PUBG, Fortnite, Paladins and more to be banned in China

The Chinese government recently established its Online Ethics Review Committee, which was tasked with reviewing online games to check whether they met with the country’s social and ethical norms. A batch of 20 games were the first to go through the review process, of which 9 failed and will supposedly be straight up banned in the country. The remaining will require corrective action.

China ban PUBG

The list features a mix of titles popular just in China, and games that are hugely popular with Western audiences as well, such as most of Blizzard’s titles, PUBG, League of Legends and Fortnite.

China ban PUBG

League of Legends, Diablo, World of Warcraft, Overwatch, Tencent’s mobile MOBA Arena of Valor, and NCSOFT’s MMORPG Blade & Soul were some of the titles that require “Corrective action” to meet with the review boards requirements. Pretty much all of them seem to have “inharmonious chatrooms” among other things. We’re guessing that’s just a nice way to say toxic chat? Or lack of chat moderation? We don’t know. You can take a look at the whole list on this reddit thread, including the original post.

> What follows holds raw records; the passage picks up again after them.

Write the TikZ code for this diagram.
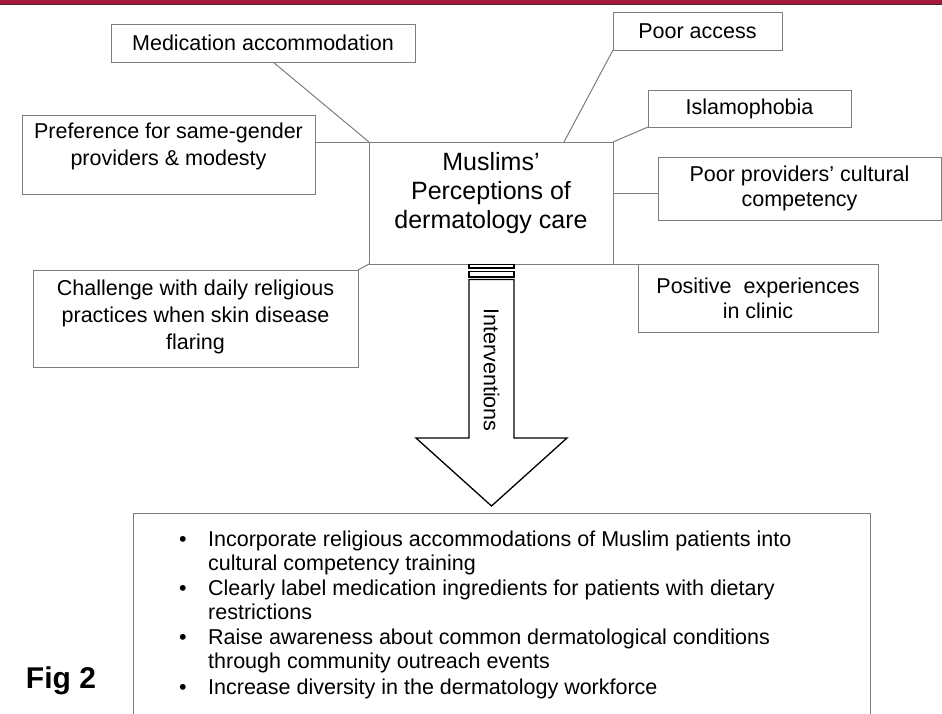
\documentclass[tikz,border=0pt]{standalone}
\usepackage{fontspec}
\setmainfont{Liberation Sans}
\definecolor{barred}{RGB}{166,24,58}
\definecolor{bardark}{RGB}{60,40,45}
\definecolor{boxgray}{RGB}{125,125,125}
\begin{document}
\begin{tikzpicture}[x=1pt,y=-1pt,
  gbox/.style={draw=boxgray, line width=1pt, inner sep=0pt, outer sep=0pt, anchor=north west},
  btxt/.style={font=\fontsize{21.5}{25}\selectfont, align=center, inner sep=0pt},
  btxtw/.style={font=\fontsize{21.5}{27}\selectfont, align=center, inner sep=0pt},
  ctxt/.style={font=\fontsize{25}{29}\selectfont, align=center, inner sep=0pt},
  ltxt/.style={font=\fontsize{21.5}{25}\selectfont, anchor=base west, inner sep=0pt},
  bul/.style={font=\fontsize{21.5}{25}\selectfont, anchor=base, inner sep=0pt},
  conn/.style={draw=boxgray, line width=1pt},
  arr/.style={draw=black, line width=1.3pt, fill=white, line join=miter}]
\useasboundingbox (0,0) rectangle (942,713);
\fill[white] (0,0) rectangle (942,713);
% top bar
\fill[barred] (0,0) rectangle (942,4);
\draw[bardark, line width=1.2pt] (0,4.6) -- (942,4.6);

% boxes
\node[gbox, minimum width=304pt, minimum height=38pt] (med) at (111,24) {};
\node[gbox, minimum width=169pt, minimum height=38pt] (access) at (613,12) {};
\node[gbox, minimum width=203pt, minimum height=37pt] (islam) at (648,90) {};
\node[gbox, minimum width=293pt, minimum height=79pt] (pref) at (22,115) {};
\node[gbox, minimum width=244pt, minimum height=122pt] (central) at (369,142) {};
\node[gbox, minimum width=283pt, minimum height=63pt] (prov) at (658,157) {};
\node[gbox, minimum width=325pt, minimum height=97pt] (chal) at (33,270) {};
\node[gbox, minimum width=240pt, minimum height=68pt] (pos) at (638,264) {};
\node[gbox, minimum width=737pt, minimum height=230pt] (list) at (133,513) {};

% connectors
\draw[conn] ([xshift=10pt]med.south) -- (central.north west);
\draw[conn] (pref.east |- central.north west) -- (central.north west);
\draw[conn] (chal.north east) -- (central.south west);
\draw[conn] (access.south west) -- ([xshift=-49pt]central.north east);
\draw[conn] (islam.south west) -- (central.north east);
\draw[conn] ([yshift=10pt]central.east) -- ([yshift=10pt]central.east -| prov.west);
\draw[conn] (central.south east) -- (pos.north west);

% box texts
\node[btxt] (medt) at (med.center) {Medication accommodation};
\node[btxt] (accesst) at (access.center) {Poor access};
\node[btxt] (islamt) at (islam.center) {Islamophobia};
\node[btxtw] (preft) at ([yshift=8pt]pref.center) {Preference for same-gender\\providers \& modesty};
\node[ctxt] (centralt) at ([yshift=10pt]central.center) {Muslims’\\Perceptions of\\dermatology care};
\node[btxt] (provt) at (prov.center) {Poor providers’ cultural\\competency};
\node[btxtw] (chalt) at ([yshift=2pt]chal.center) {Challenge with daily religious\\practices when skin disease\\flaring};
\node[btxt] (post) at (pos.center) {Positive\ \ experiences\\in clinic};

% block arrow
\draw[arr] (469,264.5) rectangle (514,268);
\draw[arr] (469,271.5) rectangle (514,277);
\draw[arr] (469,279.5) -- (469,438) -- (416,438) -- (491.5,506) -- (567,438) -- (514,438) -- (514,279.5) -- cycle;
\node[btxt, rotate=-90] (interv) at (491.5,370) {Interventions};

% list
\node[bul] (b1) at (183,546) {•};
\node[ltxt] (l1a) at (208,546) {Incorporate religious accommodations of Muslim patients into};
\node[ltxt] (l1b) at (208,570.5) {cultural competency training};
\node[bul] (b2) at (183,595) {•};
\node[ltxt] (l2a) at (208,595) {Clearly label medication ingredients for patients with dietary};
\node[ltxt] (l2b) at (208,619.5) {restrictions};
\node[bul] (b3) at (183,644) {•};
\node[ltxt] (l3a) at (208,644) {Raise awareness about common dermatological conditions};
\node[ltxt] (l3b) at (208,668.5) {through community outreach events};
\node[bul] (b4) at (183,694) {•};
\node[ltxt] (l4a) at (208,694) {Increase diversity in the dermatology workforce};

% caption
\node[font=\fontsize{30}{36}\selectfont\bfseries, inner sep=0pt] (fig) at (61,681) {Fig 2};
\end{tikzpicture}
\end{document}
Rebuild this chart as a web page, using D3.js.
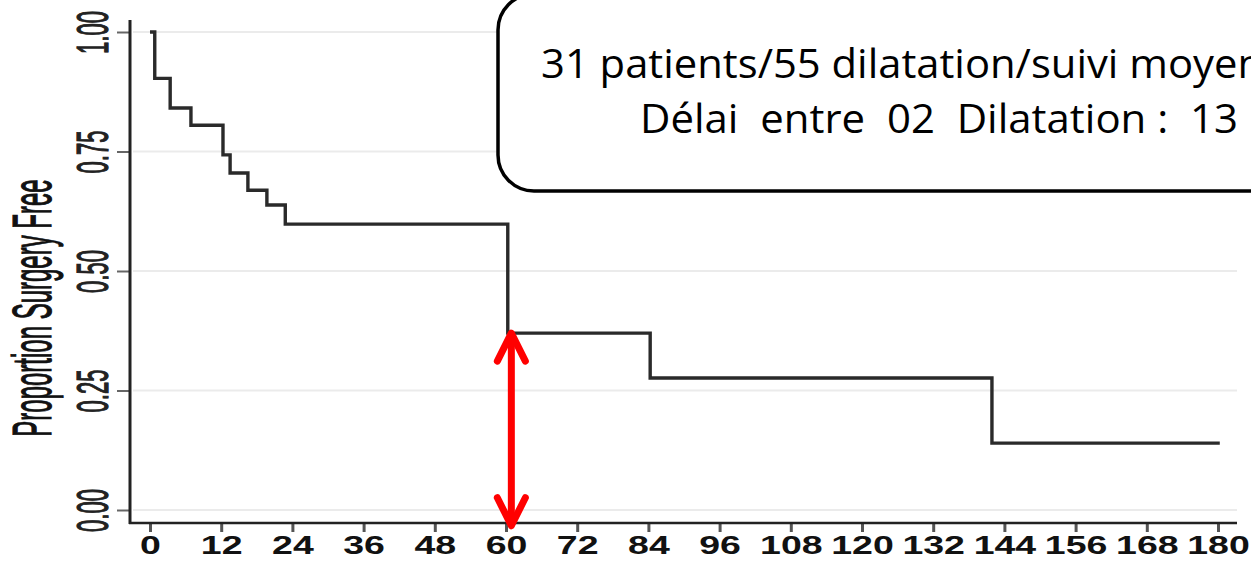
<!DOCTYPE html>
<html>
<head>
<meta charset="utf-8">
<script src="https://cdn.jsdelivr.net/npm/d3@7"></script>
<style>
  html, body { margin: 0; padding: 0; background: #fff; overflow: hidden; }
  svg { display: block; }
</style>
</head>
<body>
<svg id="chart" width="1251" height="561"></svg>
<script>
// ---- data ----
const stepTimes = [0, 0.8, 3.4, 6.9, 12.3, 13.5, 16.5, 19.7, 22.8, 60.3, 84.3, 141.9];
const stepValues = [1.0, 0.903, 0.841, 0.805, 0.743, 0.705, 0.669, 0.638, 0.598, 0.37, 0.276, 0.14];
const curveEnd = 180.3;
const xTicks = [0, 12, 24, 36, 48, 60, 72, 84, 96, 108, 120, 132, 144, 156, 168, 180];
const yTicks = [0, 0.25, 0.5, 0.75, 1.0];
const yTickLabels = ["0.00", "0.25", "0.50", "0.75", "1.00"];
const yTitle = "Proportion Surgery Free";
const boxLines = ["31 patients/55 dilatation/suivi moyen", "Délai  entre  02  Dilatation :  13"];
const arrowMonth = 60.9;
const arrowRange = [-0.035, 0.372];

const svg = d3.select("#chart");
const x = d3.scaleLinear().domain([0, 180]).range([150, 1218]);
const y = d3.scaleLinear().domain([0, 1]).range([510, 32]);

// grid lines
svg.append("g").selectAll("line").data(yTicks).join("line")
  .attr("x1", 133).attr("x2", 1237)
  .attr("y1", d => y(d)).attr("y2", d => y(d))
  .attr("stroke", "#ebebeb").attr("stroke-width", 2);

// y axis
const yAxis = svg.append("g").attr("transform", "translate(130,0)")
  .call(d3.axisLeft(y).tickValues(yTicks).tickSize(13).tickFormat((d, i) => yTickLabels[i]));
yAxis.select(".domain").remove();
yAxis.selectAll(".tick line").attr("stroke", "#666").attr("stroke-width", 2);
yAxis.selectAll(".tick text")
  .attr("x", null).attr("dy", null)
  .attr("text-anchor", "middle")
  .attr("dominant-baseline", "central")
  .attr("transform", "translate(-37,0) scale(2.05,1) rotate(-90)")
  .attr("font-family", "'Liberation Sans', Arial, sans-serif")
  .attr("font-size", 22).attr("fill", "#222")
  .attr("stroke", "#222").attr("stroke-width", 0.6);
svg.append("line").attr("x1", 130).attr("x2", 130).attr("y1", 20).attr("y2", 524)
  .attr("stroke", "#222").attr("stroke-width", 3);

// x axis
const xAxis = svg.append("g").attr("transform", "translate(0,523)")
  .call(d3.axisBottom(x).tickValues(xTicks).tickSize(9).tickFormat(d3.format("d")));
xAxis.select(".domain").remove();
xAxis.selectAll(".tick line").attr("stroke", "#555").attr("stroke-width", 3);
xAxis.selectAll(".tick text")
  .attr("y", null).attr("dy", null)
  .attr("transform", "translate(0,31) scale(1.5,1)")
  .attr("text-anchor", "middle")
  .attr("font-family", "'Liberation Sans', Arial, sans-serif")
  .attr("font-weight", "bold")
  .attr("font-size", 25).attr("fill", "#111");
svg.append("line").attr("x1", 129).attr("x2", 1237).attr("y1", 523).attr("y2", 523)
  .attr("stroke", "#222").attr("stroke-width", 2.5);

// y title
svg.append("text")
  .attr("transform", "translate(32,308) scale(2.3,1) rotate(-90)")
  .attr("text-anchor", "middle").attr("dominant-baseline", "central")
  .attr("font-family", "'Liberation Sans', Arial, sans-serif")
  .attr("font-size", 24).attr("fill", "#111")
  .attr("stroke", "#111").attr("stroke-width", 0.5)
  .text(yTitle);

// KM step curve
const pts = stepTimes.map((t, i) => [t, stepValues[i]]);
pts.push([curveEnd, stepValues[stepValues.length - 1]]);
const line = d3.line().x(d => x(d[0])).y(d => y(d[1])).curve(d3.curveStepAfter);
svg.append("path").attr("d", line(pts))
  .attr("fill", "none").attr("stroke", "#2a2a2a").attr("stroke-width", 3.4)
  .attr("stroke-linejoin", "miter");

// red double arrow
const ax = x(arrowMonth), ay0 = y(arrowRange[0]), ay1 = y(arrowRange[1]);
const red = svg.append("g").attr("stroke", "#ff0000").attr("stroke-width", 7)
  .attr("stroke-linecap", "round").attr("stroke-linejoin", "round").attr("fill", "none");
red.append("line").attr("x1", ax).attr("x2", ax).attr("y1", ay0 - 3).attr("y2", ay1 + 3);
red.append("path").attr("d", `M${ax - 14},${ay1 + 29} L${ax},${ay1 + 1} L${ax + 14},${ay1 + 29}`);
red.append("path").attr("d", `M${ax - 14},${ay0 - 29} L${ax},${ay0 - 1} L${ax + 14},${ay0 - 29}`);

// annotation box
svg.append("rect").attr("x", 498).attr("y", -6).attr("width", 900).attr("height", 197)
  .attr("rx", 36).attr("ry", 36)
  .attr("fill", "#fff").attr("stroke", "#000").attr("stroke-width", 3.5);
svg.append("text").attr("x", 541).attr("y", 78)
  .attr("font-family", "'Open Sans', 'Noto Sans', sans-serif")
  .attr("font-size", 41).attr("fill", "#000")
  .attr("textLength", 722).attr("lengthAdjust", "spacingAndGlyphs")
  .text(boxLines[0]);
svg.append("text").attr("x", 640).attr("y", 133)
  .attr("font-family", "'Open Sans', 'Noto Sans', sans-serif")
  .attr("font-size", 41).attr("fill", "#000")
  .attr("textLength", 598).attr("lengthAdjust", "spacingAndGlyphs")
  .attr("xml:space", "preserve").style("white-space", "pre")
  .text(boxLines[1]);
</script>
</body>
</html>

Overwatch also had a reason citing “game visuals promote incorrect values” slapped on it. No clue what exactly this pertains to. Going further down the list, you have the 9 games that are banned, featuring just about every popular battle royale currently in existence. This includes PUBG, Fortnite, H1Z1, Paladins, Tencent’s Ring of Elysium, and Free Fire Battlegrounds among others.

The common cause for ban for all of the above is “Blood and gore”. It should be noted that neither of those are in Fortnite. Well, at least there’s no blood anyway, last we checked. The same appears to be the case with Paladins, Hi-Rez’s shooter, which didn’t have any blood.

It should also be noted that a lot of the games on the list are NetEase or Tencent operated in China, so they’ve been hit pretty hard here. NetEase handles Blizzard operation in the country.

Interestingly, CS:GO was not in this list, but it might be in the next batch of games to be reviewed, who knows. We don’t know if the ban has been put into action yet, but it’ll be interesting to see how this affects global player counts.